For organizations looking to open paths to capital – whether that be through an equity offering such as an IPO, high-yield debt offering, spin-off or other transaction – it is useful to understand how quickly windows of opportunity can open and close. An understanding of recent market trends can help ensure you’re able to leverage the right insights to make the right moves at the right times.
Our 2016 Annual US Capital Markets Watch takes a look at the primary capital markets issuances in 2016 and the economic drivers which will likely carry into the new year. It’s a data-rich analysis of major trends in the capital markets environment (both equity and debt), along with a perspective on what last year’s trends may mean for 2017. Look inside for helpful infographics and charts that help distill the major findings.
A sample of the report’s findings follows. Check out the full report, and stay tuned to this blog for a deeper look at the detailed analysis contained therein.
Capital markets activity decreased in 2016
Overall, 2016 was a year of global uncertainty and volatility.
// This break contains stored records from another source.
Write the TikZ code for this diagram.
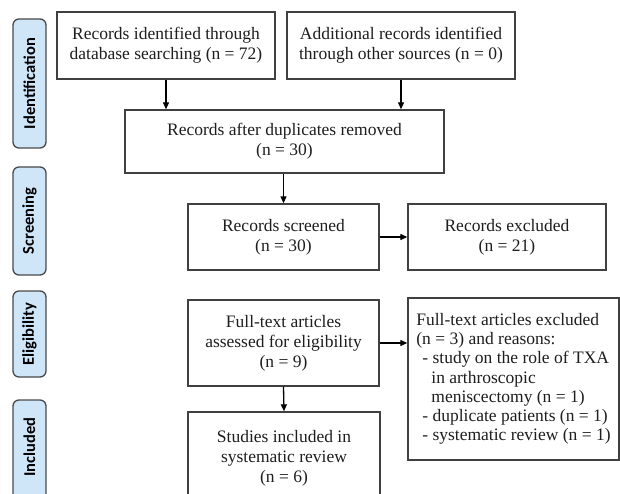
\documentclass[tikz,border=0pt]{standalone}
\usepackage{fontspec}
\setmainfont{Liberation Serif}
\newfontfamily\pillfont{Carlito}
\usetikzlibrary{arrows.meta}
\definecolor{pillfill}{HTML}{CFE6F9}
\definecolor{pillline}{HTML}{4A4A4A}
\definecolor{boxline}{HTML}{404040}
\definecolor{txt}{HTML}{1E1E1E}
\begin{document}
\begin{tikzpicture}[x=1pt,y=-1pt,
  box/.style={draw=boxline,line width=1.4pt,fill=white,inner sep=3pt,align=center,
    text=txt,font=\fontsize{17.5}{20}\selectfont},
  pill/.style={draw=pillline,fill=pillfill,line width=1.3pt,rounded corners=6pt,
    minimum width=33pt,inner sep=0pt},
  pilltext/.style={rotate=90,font=\pillfont\bfseries\fontsize{16.5}{18}\selectfont,text=black},
  arr/.style={-{Triangle[length=7pt,width=6pt]},line width=1.3pt,draw=black}]
\useasboundingbox (0,0) rectangle (620,494);
\clip (0,0) rectangle (620,494);
\fill[white] (0,0) rectangle (620,494);
% phase pills
\node[pill,minimum height=129pt] (p1) at (29.5,83.5) {};
\node[pilltext] (t1) at (p1.center) {Identification};
\node[pill,minimum height=108pt] (p2) at (29.5,221) {};
\node[pilltext] (t2) at (p2.center) {Screening};
\node[pill,minimum height=86pt] (p3) at (29.5,334) {};
\node[pilltext] (t3) at (p3.center) {Eligibility};
\node[pill,minimum height=105pt] (p4) at (29.5,452.5) {};
\node[pilltext] (t4) at (29.5,447) {Included};
% boxes
\node[box,minimum width=218pt,minimum height=67pt] (A) at (166,45.5)
  {Records identified through\\database searching (n = 72)};
\node[box,minimum width=228pt,minimum height=67pt] (B) at (401,45.5)
  {Additional records identified\\through other sources (n = 0)};
\node[box,minimum width=319pt,minimum height=63pt] (C) at (284.5,141.5)
  {Records after duplicates removed\\(n = 30)};
\node[box,minimum width=191pt,minimum height=66pt] (D) at (283.5,237)
  {Records screened\\(n = 30)};
\node[box,minimum width=198pt,minimum height=66pt] (E) at (507,237)
  {Records excluded\\(n = 21)};
\node[box,minimum width=191pt,minimum height=86pt] (F) at (283.5,343)
  {Full-text articles\\assessed for eligibility\\(n = 9)};
\node[box,minimum width=211pt,minimum height=162pt,align=left,
  font=\fontsize{17.5}{19.2}\selectfont] (G) at (513.5,379)
  {Full-text articles excluded\\(n = 3) and reasons:\\
   \hspace*{6pt}- study on the role of TXA\\
   \hspace*{15pt}in arthroscopic\\
   \hspace*{15pt}meniscectomy (n = 1)\\
   \hspace*{6pt}- duplicate patients (n = 1)\\
   \hspace*{6pt}- systematic review (n = 1)};
\node[box,minimum width=192pt,minimum height=92pt] (H) at (284,458)
  {Studies included in\\systematic review\\(n = 6)};
% connectors
\draw[arr] (A.south) -- (A.south |- C.north);
\draw[arr] (B.south) -- (B.south |- C.north);
\draw[arr] (D.north |- C.south) -- (D.north);
\draw[arr] (D.east) -- (E.west);
\draw[arr] (F.east) -- (F.east -| G.west);
\draw[arr] (F.south) -- (H.north);
\end{tikzpicture}
\end{document}
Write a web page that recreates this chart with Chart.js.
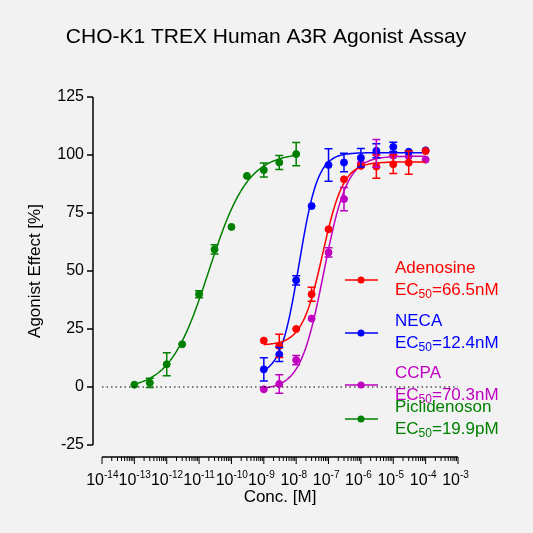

Falling oil prices in the first quarter, geopolitical concerns such as the Brexit vote in June, the US presidential election in November, and ongoing speculation on Fed monetary policy contributed to a slide in primary capital markets issuances by 3% in 2016. This was the first year-over-year decrease in capital markets proceeds in over five years. However, the slowdown was most severe in the first quarter of the year, with activity recovering in the second and third quarters as market volatility subsided.
Declines in capital market activity were felt across the board. For the second year in a row, US IPO market activity declined, falling by 37% with 123 IPOs raising $22 billion in 2016. This was the slowest year for the IPO market since 2009 and the lowest value raised since 2003. Equity follow-ons, high-yield debt and investment-grade debt activity also saw declines, with only convertible transactions able to maintain their 2015 level. Proceeds raised were down for all products, with the exception of investment-grade debt. Strong demand from investors for highly-rated paper saw increases in investment-grade deal sizes, driving proceeds to a record $1.3 trillion.
Strong 2016 finish fuels 2017 momentum
Investor uncertainty gave way to renewed confidence in the tail end of 2016. A strong rally in the broader markets carried all major US indices to record highs. This positive ending to the year created strong momentum entering 2017 and was supported by healthy economic indicators signaling a robust US economy. Positive fundamentals also solidified the Fed’s decision to raise interest rates – the first rate increase this year and only the second increase since the financial crisis.
US capital markets hot spots
In terms of sectors, the Pharma & Life Sciences sector led IPO activity, though there were half as many pharma & life sciences IPOs in 2016 as there were in 2015. Meanwhile, the Technology sector saw the second largest volume of IPOs, accounting for 20% of the deal activity, up from 14% in 2015. Entertainment, Media & Communications companies led high-yield debt activity for the second year in a row.
In general, IPO returns averaged 23%, handily beating the market for the fourth time in five years. Banking & capital markets, industrial manufacturing, and technology IPOs all saw strong aftermarket performance, closing 2016 up 42%, 38%, and 32%, respectively.
US economic growth is expected to rebound in 2017 as the commodity price drag deteriorates. Consumers remain the relative bright spot, thanks to a solid labor market, modest improvement in wages, and low gas prices. However, global divergence is expected to accelerate, with forecasted growth rates slowing in the EU and China.
This year, the ability to address the numerous complexities associated with a successful offering can require significant effort and commitment on the part of companies’ management teams. A thorough readiness assessment that highlights key areas – from building a finance department to the quarterly close process and from tax structuring to executive compensation plans – can help companies to successfully access capital as well as improve their operating structure. We expect many companies to seek trusted capital markets advisors with independent viewpoints to help guide them along this journey in the New Year.